**DATA TO USE**
==================================================

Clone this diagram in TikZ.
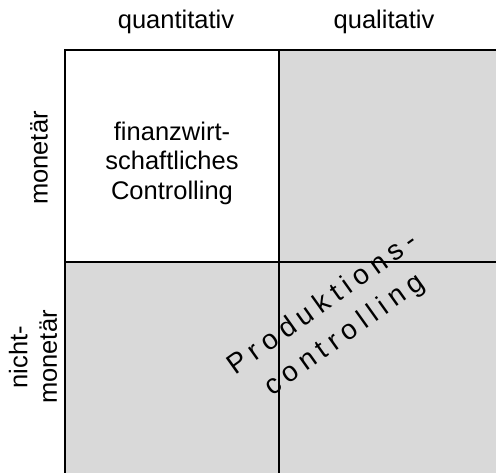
\documentclass[tikz,border=0pt]{standalone}
\usepackage{fontspec}
\setmainfont{Liberation Sans}
\newfontfamily\spacedfont[LetterSpace=22]{Liberation Sans}
\usetikzlibrary{positioning}
\definecolor{cellgray}{HTML}{D9D9D9}
\tikzset{
	cell/.style = {
			draw=black,
			line width=1.5pt,
			inner sep=0pt,
			outer sep=0pt,
		},
	whitecell/.style = {cell, fill=white, minimum width=214pt, minimum height=212pt},
	graycell/.style = {cell, fill=cellgray, minimum width=#1, minimum height=#1},
	graycell/.default = 214pt,
}

\begin{document}
\begin{tikzpicture}[x=1pt,y=-1pt,font=\fontsize{25.5}{29.5}\selectfont]
		\useasboundingbox (0,0) rectangle (496,472);
		\clip (0,0) rectangle (496,472);

		\node[whitecell, anchor=north west] at (65,50) (fin) {};
		\node[graycell, minimum width=240pt, minimum height=212pt, right=0pt of fin] (qualmon) {};
		\node[graycell, minimum width=214pt, minimum height=240pt, below=0pt of fin] (quantnmon) {};
		\node[graycell=240pt, right=0pt of quantnmon] (qualnmon) {};

		\node[align=center] at (172,163) (fintext) {finanzwirt-\\schaftliches\\Controlling};

		\node at (176,22) (quant) {quantitativ};
		\node at (384,22) (qual) {qualitativ};

		\node[rotate=90] at (39,158) (mon) {monet\"ar};
		\node[rotate=90, align=center] at (33,357) (nmon) {nicht-\\monet\"ar};

		\node[rotate=35.5, align=center, font={\spacedfont\fontsize{28}{37.5}\selectfont}] at (334,320) (prod) {Produktions-\\controlling};
	\end{tikzpicture}
\end{document}
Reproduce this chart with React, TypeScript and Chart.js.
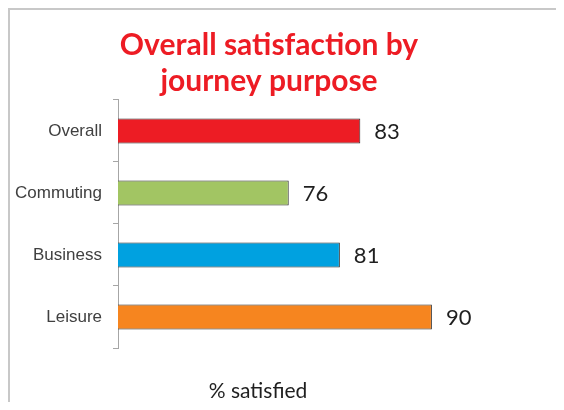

==================================================

**WRITTEN TASK**
All of the material above is to be copied exactly, except for its images.

**FULL OUTPUT**
Clone this diagram in TikZ.
\documentclass[tikz,border=0pt]{standalone}
\usepackage{fontspec}
\setmainfont{Liberation Sans}
\newfontfamily\spacedfont[LetterSpace=22]{Liberation Sans}
\usetikzlibrary{positioning}
\definecolor{cellgray}{HTML}{D9D9D9}
\tikzset{
	cell/.style = {
			draw=black,
			line width=1.5pt,
			inner sep=0pt,
			outer sep=0pt,
		},
	whitecell/.style = {cell, fill=white, minimum width=214pt, minimum height=212pt},
	graycell/.style = {cell, fill=cellgray, minimum width=#1, minimum height=#1},
	graycell/.default = 214pt,
}

\begin{document}
\begin{tikzpicture}[x=1pt,y=-1pt,font=\fontsize{25.5}{29.5}\selectfont]
		\useasboundingbox (0,0) rectangle (496,472);
		\clip (0,0) rectangle (496,472);

		\node[whitecell, anchor=north west] at (65,50) (fin) {};
		\node[graycell, minimum width=240pt, minimum height=212pt, right=0pt of fin] (qualmon) {};
		\node[graycell, minimum width=214pt, minimum height=240pt, below=0pt of fin] (quantnmon) {};
		\node[graycell=240pt, right=0pt of quantnmon] (qualnmon) {};

		\node[align=center] at (172,163) (fintext) {finanzwirt-\\schaftliches\\Controlling};

		\node at (176,22) (quant) {quantitativ};
		\node at (384,22) (qual) {qualitativ};

		\node[rotate=90] at (39,158) (mon) {monet\"ar};
		\node[rotate=90, align=center] at (33,357) (nmon) {nicht-\\monet\"ar};

		\node[rotate=35.5, align=center, font={\spacedfont\fontsize{28}{37.5}\selectfont}] at (334,320) (prod) {Produktions-\\controlling};
	\end{tikzpicture}
\end{document}
Reproduce this chart with React, TypeScript and Chart.js.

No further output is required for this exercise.